In a recent report, the city council has recommended a higher tax on vacant housing and offices, and on more affluent visitors, which would require legislative intervention.

While the city estimates the cost of France‘s health crisis at 1.2 billion euros, between lost revenue and additional expenses, the current system of local government taxation is out of breath, and needs to be urgently reformed, said Nicolas Bonnet-Oulaldj, head of the Socialist Party, and Paul Simondon, deputy mayor of Paris Anne Hidalgo’s Finance Department.

Among these, three are incentives for housing: the launch of an additional tax on vacant offices, the increase of the tax on vacant housing (at least four times) or the removal of the ceiling on the increase in the housing tax on secondary residences in tense areas.

Others are aimed at the most affluent tourists, with a removal of the ceiling on the tourist tax on luxury hotels and palaces.

Meanwhile, the mayor of Cannes, David Lisanard is openly inviting businessmen to settle in the southern French City.

He’s turned Paris’ tax project on large companies into an opportunity to attract companies. “Come to Cannes,” Lisanard wrote on his social media account.

Tax attractiveness and quality of life. Ideal for creating jobs and wealth, making a profit, investing, innovating.

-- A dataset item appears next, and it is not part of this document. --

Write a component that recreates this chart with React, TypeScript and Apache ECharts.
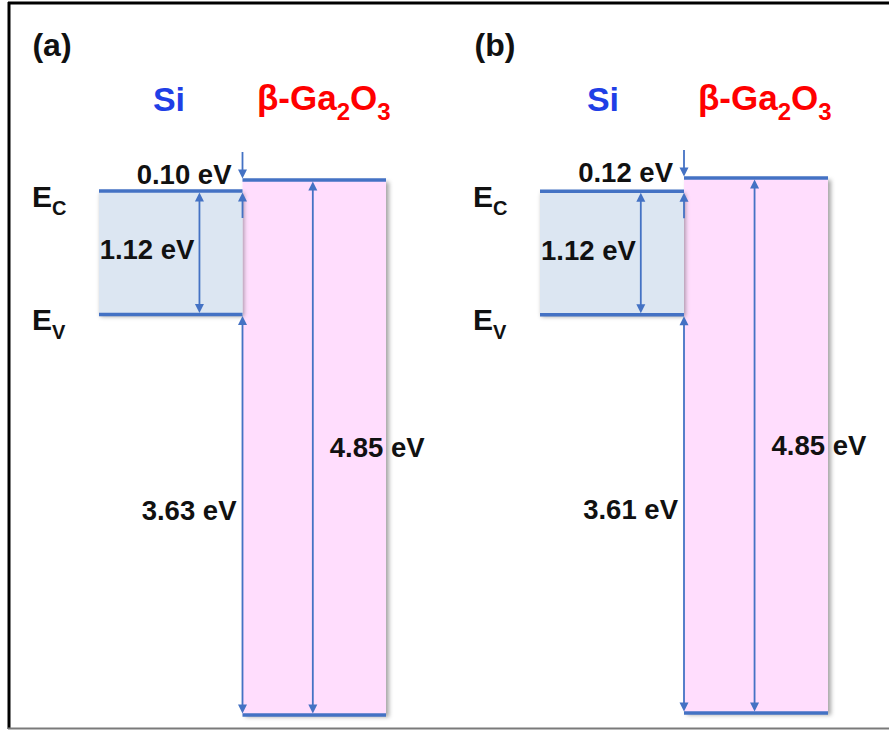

The services of the Cannes Lérins Agglomeration and the city hall of Cannes are at your disposal, in particular for the availability of land and real estate, Lisanard wrote.

Anne Hidalgo’s administration in Paris blames the government for a lack of financial support since the health crisis.

It advocates a “national reflection in order to better tax the profits of multinationals based in Paris” and to make the digital economy and the delivery business contribute more through the creation of a tax on delivery fleets or products delivered.

For Simondon, the incentive tax tools can “be shared very widely by elected officials” of all stripes, including conservative mayors “in cities where the housing situation is very tense”.

If the loss of fiscal autonomy is the subject of a unanimous observation by elected officials, regardless of their political stripe in France, the capital has experienced an “amplified impact of the crisis” and there is a Parisian specificity on tourist taxes and second homes, said Bonnet-Oulaldj to a news agency.

Deputy mayor Simondon assures that some of the measures presented are “applicable as early as 2023” if a parliamentary majority is reached on the subject.

The tourist tax does not cost anything to the State, nor to the working classes, said Bonnet-Oulaldj, for whom these are measures of social justice.